PODGORICA (Reuters) - Vice President Mike Pence accused Russia on Wednesday of working to “destabilize” the Western Balkans and divide the region from the West where he said its future lies.
Pence spoke in Montenegro, which joined NATO this year in defiance of Russia, on the final leg of a tour designed to reassure Eastern Europe of Washington’s commitment to its security despite doubts sowed by President Donald Trump’s lukewarm support for the Western military alliance.
Montenegro, a former Yugoslav republic with a population of 680,000 and an army of 2,000, became NATO’s 29th member in June, eight months after Podgorica accused Russian spies of orchestrating an attempted coup to derail the accession.
Moscow dismissed the accusations as anti-Russian hysteria and warned of retaliation against Montenegro’s “hostile course”.
“As you all know, Russia continues to seek to redraw international borders by force and, here in the Western Balkans, Russia has worked to destabilize the region, undermine democracies and divide you from each other and from the rest of Europe,” Pence told a summit attended by leaders of NATO members Montenegro, Croatia, Albania and Slovenia, as well as Serbia, Bosnia, Macedonia and Kosovo.
“I can assure you the United States of America rejects any attempt to use force, threats or intimidation in this region or beyond,” he said.
Speaking earlier in the day, Pence underscored Washington’s commitment to Euro-Atlantic ties, a commitment many in Europe questioned after Trump lambasted NATO as “obsolete” and argued in favor of better relations with Russia.

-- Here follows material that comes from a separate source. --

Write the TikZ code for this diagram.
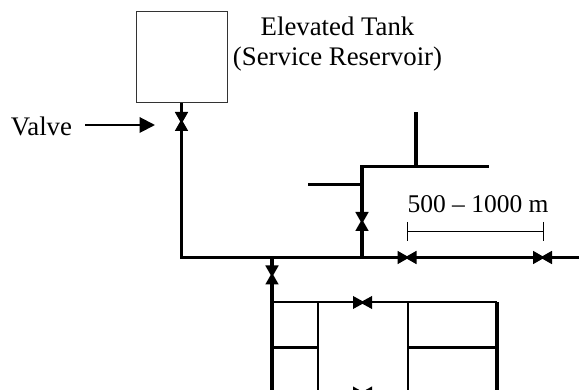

“We truly believe the future of the Western Balkans is in the West,” he told reporters, “and we look forward to reaffirming the commitment of the United States to build the relationships that will strengthen the ties between the European community, the Western Balkans and the United States of America.”
The West says Russia is increasingly engaged in the former Yugoslavia, particularly among fellow Orthodox Christians in Serbia, Montenegro, Macedonia and Bosnia.
Serbia, as the largest of the states to emerge from the ashes of socialist federal Yugoslavia in the 1990s, has become a focus of Russian attention as Belgrade pursues an increasingly difficult balancing act between European Union membership aspirations and a popular affinity for Russia.
Russia strongly opposed NATO accession for Montenegro, whose deep-water Adriatic ports can support naval operations in the Mediterranean.
Pence, addressing a dinner on Tuesday evening, said Montenegro’s determination to press ahead with NATO accession in the face of Russian pressure “inspires the world.”
He arrived in the Balkans from ex-Soviet Georgia, which fought a brief war with Russia in 2008 over the breakaway enclave of South Ossetia. He also visited Estonia, telling leaders of the Baltic states they could count on U.S. support if they faced aggression from Russia.
In the wake of Russia’s 2014 annexation of Ukraine’s Crimean peninsula, its intervention in eastern Ukraine and the conflict in Georgia, Eastern Europe is watching nervously the prospect of large-scale military exercises next month on Russia’s Western borders, which NATO officials believe could involve more than 100,000 troops.